-- start of SUPPLIED DATA --

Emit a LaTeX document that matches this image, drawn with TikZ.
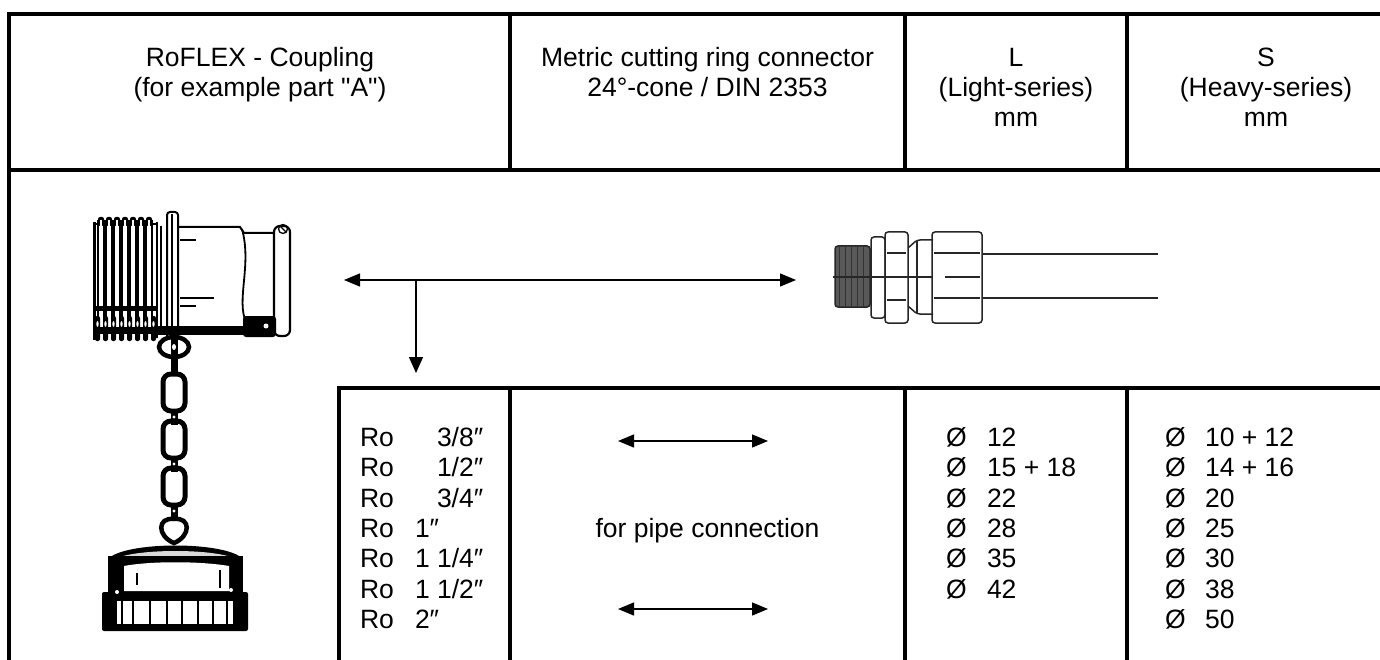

-- end of SUPPLIED DATA --
-- start of SUPPLIED DATA --

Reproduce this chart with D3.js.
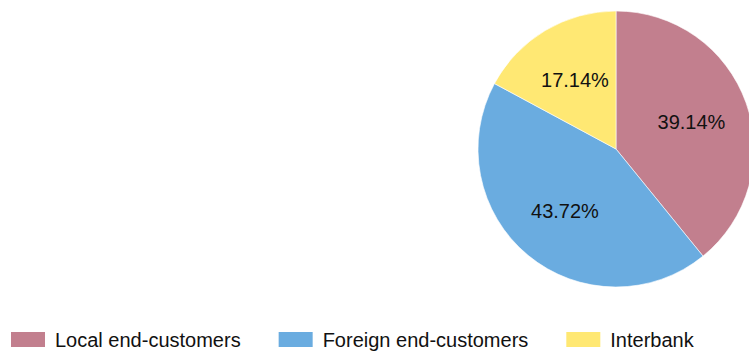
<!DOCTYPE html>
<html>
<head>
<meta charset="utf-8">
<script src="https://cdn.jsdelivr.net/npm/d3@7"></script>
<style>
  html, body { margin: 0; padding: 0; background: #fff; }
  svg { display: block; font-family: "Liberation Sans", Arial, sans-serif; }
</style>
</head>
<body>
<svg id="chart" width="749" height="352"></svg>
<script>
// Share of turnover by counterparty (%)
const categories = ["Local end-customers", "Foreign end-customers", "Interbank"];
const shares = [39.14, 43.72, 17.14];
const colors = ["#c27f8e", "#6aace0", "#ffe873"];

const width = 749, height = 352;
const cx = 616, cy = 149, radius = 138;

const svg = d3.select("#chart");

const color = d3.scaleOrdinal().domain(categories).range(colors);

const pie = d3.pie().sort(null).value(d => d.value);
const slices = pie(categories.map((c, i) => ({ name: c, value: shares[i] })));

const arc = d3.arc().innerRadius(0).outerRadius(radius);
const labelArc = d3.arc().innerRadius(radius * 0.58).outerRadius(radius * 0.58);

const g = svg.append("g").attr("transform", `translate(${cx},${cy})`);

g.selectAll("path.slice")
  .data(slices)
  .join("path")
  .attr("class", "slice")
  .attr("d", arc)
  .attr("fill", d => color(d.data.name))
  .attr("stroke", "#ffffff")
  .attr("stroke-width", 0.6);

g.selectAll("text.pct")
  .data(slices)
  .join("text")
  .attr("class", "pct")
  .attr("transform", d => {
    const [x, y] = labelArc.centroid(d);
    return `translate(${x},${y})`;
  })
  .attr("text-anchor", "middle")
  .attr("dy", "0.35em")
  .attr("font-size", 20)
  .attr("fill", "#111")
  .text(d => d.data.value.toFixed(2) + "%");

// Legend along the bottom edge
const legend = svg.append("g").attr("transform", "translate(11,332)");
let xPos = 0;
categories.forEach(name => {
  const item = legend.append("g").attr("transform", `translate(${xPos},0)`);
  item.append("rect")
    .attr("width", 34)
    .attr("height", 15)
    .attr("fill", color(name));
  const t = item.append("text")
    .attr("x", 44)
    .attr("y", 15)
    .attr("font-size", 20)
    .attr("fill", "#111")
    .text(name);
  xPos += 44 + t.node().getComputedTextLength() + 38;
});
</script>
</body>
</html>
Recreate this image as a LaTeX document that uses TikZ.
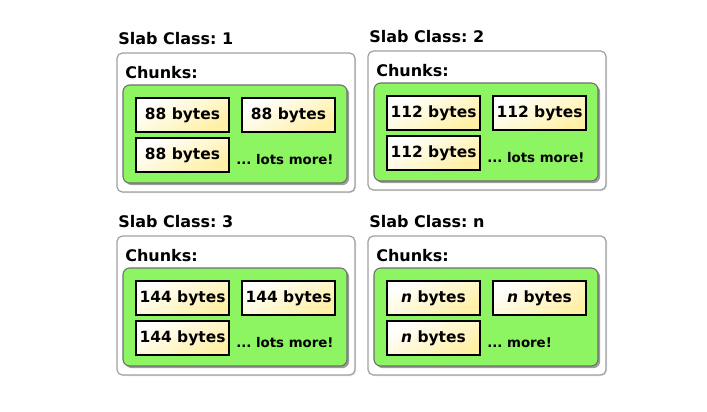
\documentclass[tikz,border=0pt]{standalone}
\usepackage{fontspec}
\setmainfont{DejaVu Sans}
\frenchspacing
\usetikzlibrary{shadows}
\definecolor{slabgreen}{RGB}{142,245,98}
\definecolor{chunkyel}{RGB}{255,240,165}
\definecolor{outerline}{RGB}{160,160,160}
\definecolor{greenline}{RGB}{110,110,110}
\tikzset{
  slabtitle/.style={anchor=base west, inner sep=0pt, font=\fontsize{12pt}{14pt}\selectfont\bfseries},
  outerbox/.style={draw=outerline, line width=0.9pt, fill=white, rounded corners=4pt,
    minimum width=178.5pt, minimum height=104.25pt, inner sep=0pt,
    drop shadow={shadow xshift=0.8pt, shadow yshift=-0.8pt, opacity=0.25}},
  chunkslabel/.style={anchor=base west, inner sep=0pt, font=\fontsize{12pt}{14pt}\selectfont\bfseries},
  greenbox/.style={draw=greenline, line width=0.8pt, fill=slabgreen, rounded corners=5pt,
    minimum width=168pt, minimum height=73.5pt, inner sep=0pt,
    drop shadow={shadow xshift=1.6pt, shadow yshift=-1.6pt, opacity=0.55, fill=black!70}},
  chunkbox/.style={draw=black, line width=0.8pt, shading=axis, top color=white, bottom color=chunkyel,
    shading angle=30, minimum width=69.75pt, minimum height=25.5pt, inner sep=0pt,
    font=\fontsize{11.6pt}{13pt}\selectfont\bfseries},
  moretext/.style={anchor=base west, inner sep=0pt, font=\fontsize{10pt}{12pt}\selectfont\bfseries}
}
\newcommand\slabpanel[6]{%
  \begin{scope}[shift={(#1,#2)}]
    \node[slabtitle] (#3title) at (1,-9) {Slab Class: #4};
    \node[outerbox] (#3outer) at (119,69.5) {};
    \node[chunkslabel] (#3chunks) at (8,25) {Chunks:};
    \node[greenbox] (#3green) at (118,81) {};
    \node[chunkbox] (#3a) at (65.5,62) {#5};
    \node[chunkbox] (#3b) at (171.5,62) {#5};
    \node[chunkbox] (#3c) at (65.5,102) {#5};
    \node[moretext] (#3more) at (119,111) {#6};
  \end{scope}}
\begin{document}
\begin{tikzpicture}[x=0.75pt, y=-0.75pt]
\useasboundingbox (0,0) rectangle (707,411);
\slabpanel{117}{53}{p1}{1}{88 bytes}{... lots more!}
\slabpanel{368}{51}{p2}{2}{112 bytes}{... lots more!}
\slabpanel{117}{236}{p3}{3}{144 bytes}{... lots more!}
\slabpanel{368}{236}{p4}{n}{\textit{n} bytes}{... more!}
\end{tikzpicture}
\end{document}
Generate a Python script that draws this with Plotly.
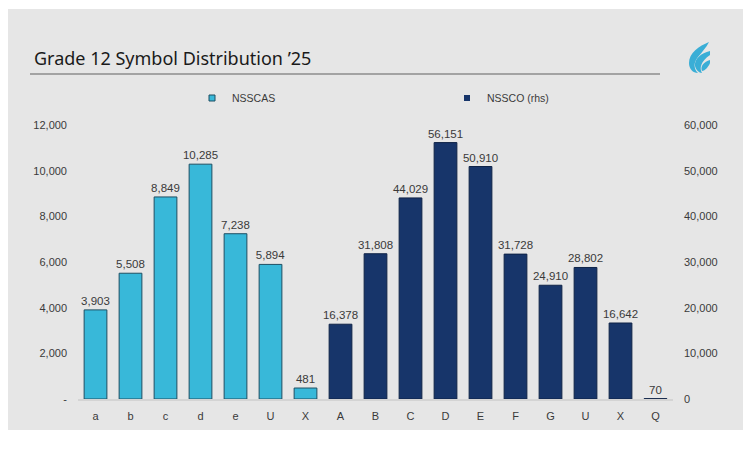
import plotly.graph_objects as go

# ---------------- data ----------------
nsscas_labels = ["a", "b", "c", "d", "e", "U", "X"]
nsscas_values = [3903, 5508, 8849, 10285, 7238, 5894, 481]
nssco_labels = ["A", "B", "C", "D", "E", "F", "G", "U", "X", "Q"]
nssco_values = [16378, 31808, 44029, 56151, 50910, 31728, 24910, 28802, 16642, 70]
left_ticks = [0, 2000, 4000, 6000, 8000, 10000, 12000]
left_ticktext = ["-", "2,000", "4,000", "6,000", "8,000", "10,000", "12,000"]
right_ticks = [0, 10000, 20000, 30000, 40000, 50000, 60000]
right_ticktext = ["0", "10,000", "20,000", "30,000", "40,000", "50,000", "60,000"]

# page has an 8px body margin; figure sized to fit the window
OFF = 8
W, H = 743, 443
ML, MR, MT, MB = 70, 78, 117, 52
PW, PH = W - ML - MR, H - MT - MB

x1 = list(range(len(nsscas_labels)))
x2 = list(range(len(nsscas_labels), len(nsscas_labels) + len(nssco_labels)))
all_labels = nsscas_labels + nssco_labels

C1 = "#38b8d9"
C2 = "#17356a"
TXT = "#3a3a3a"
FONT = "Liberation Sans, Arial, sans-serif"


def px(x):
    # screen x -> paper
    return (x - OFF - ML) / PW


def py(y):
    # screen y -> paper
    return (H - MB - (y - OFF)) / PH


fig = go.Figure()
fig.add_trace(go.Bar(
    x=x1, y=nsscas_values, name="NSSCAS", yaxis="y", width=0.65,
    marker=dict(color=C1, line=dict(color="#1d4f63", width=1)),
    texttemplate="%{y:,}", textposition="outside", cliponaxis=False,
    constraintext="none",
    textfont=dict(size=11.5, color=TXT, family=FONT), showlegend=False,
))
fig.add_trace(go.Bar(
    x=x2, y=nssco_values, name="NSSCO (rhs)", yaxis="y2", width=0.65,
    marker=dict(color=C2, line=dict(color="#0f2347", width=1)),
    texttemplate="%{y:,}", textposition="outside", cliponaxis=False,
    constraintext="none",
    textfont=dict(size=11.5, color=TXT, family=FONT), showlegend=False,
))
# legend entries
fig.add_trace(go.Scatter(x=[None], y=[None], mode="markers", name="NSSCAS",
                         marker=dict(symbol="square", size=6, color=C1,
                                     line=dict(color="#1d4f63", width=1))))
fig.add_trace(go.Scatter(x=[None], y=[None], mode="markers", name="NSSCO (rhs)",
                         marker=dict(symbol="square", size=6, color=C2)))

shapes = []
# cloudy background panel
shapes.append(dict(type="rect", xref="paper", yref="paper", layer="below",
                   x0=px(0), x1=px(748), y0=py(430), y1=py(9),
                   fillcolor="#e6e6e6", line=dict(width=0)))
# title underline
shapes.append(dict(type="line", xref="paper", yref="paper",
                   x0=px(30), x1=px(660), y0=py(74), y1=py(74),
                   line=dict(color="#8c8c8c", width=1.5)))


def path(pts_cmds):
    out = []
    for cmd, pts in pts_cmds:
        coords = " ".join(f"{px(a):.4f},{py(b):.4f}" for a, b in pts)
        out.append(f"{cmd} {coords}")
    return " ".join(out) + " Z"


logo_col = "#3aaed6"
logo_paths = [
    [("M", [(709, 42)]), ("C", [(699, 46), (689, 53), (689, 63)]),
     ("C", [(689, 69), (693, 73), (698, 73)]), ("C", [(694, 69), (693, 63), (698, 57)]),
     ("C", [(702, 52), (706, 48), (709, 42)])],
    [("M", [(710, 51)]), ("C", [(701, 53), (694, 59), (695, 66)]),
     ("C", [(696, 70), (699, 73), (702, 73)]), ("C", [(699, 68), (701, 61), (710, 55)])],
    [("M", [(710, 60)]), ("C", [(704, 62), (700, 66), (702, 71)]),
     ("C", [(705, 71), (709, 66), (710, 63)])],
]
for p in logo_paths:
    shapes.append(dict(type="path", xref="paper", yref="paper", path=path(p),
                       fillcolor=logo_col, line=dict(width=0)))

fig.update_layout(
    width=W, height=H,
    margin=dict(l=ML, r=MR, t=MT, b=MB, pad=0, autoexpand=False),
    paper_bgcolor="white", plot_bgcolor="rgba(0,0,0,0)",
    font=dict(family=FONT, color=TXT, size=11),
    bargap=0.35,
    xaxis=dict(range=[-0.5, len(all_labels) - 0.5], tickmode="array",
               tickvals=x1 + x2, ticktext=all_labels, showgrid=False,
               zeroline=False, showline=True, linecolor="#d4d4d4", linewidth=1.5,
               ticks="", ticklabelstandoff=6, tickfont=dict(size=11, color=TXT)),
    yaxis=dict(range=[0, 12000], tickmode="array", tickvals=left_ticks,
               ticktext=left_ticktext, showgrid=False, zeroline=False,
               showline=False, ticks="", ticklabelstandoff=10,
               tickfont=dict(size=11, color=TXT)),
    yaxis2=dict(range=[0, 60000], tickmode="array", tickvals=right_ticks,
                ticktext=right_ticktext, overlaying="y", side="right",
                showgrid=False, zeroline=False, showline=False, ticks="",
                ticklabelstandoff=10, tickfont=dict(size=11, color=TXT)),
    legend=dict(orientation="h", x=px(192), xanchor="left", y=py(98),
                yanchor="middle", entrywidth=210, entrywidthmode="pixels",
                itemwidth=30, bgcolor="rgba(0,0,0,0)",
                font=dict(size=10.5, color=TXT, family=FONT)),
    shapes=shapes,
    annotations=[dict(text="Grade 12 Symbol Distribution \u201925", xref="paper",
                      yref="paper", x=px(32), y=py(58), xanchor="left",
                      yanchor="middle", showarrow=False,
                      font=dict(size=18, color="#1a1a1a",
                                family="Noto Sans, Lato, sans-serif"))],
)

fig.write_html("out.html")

-- end of SUPPLIED DATA --

> [WRITTEN TASK]: Pick out the lines that include the word "this" and write them out.

> [TASK RESPONSE]:
Emit a LaTeX document that matches this image, drawn with TikZ.
Reproduce this chart with D3.js.
Recreate this image as a LaTeX document that uses TikZ.
Generate a Python script that draws this with Plotly.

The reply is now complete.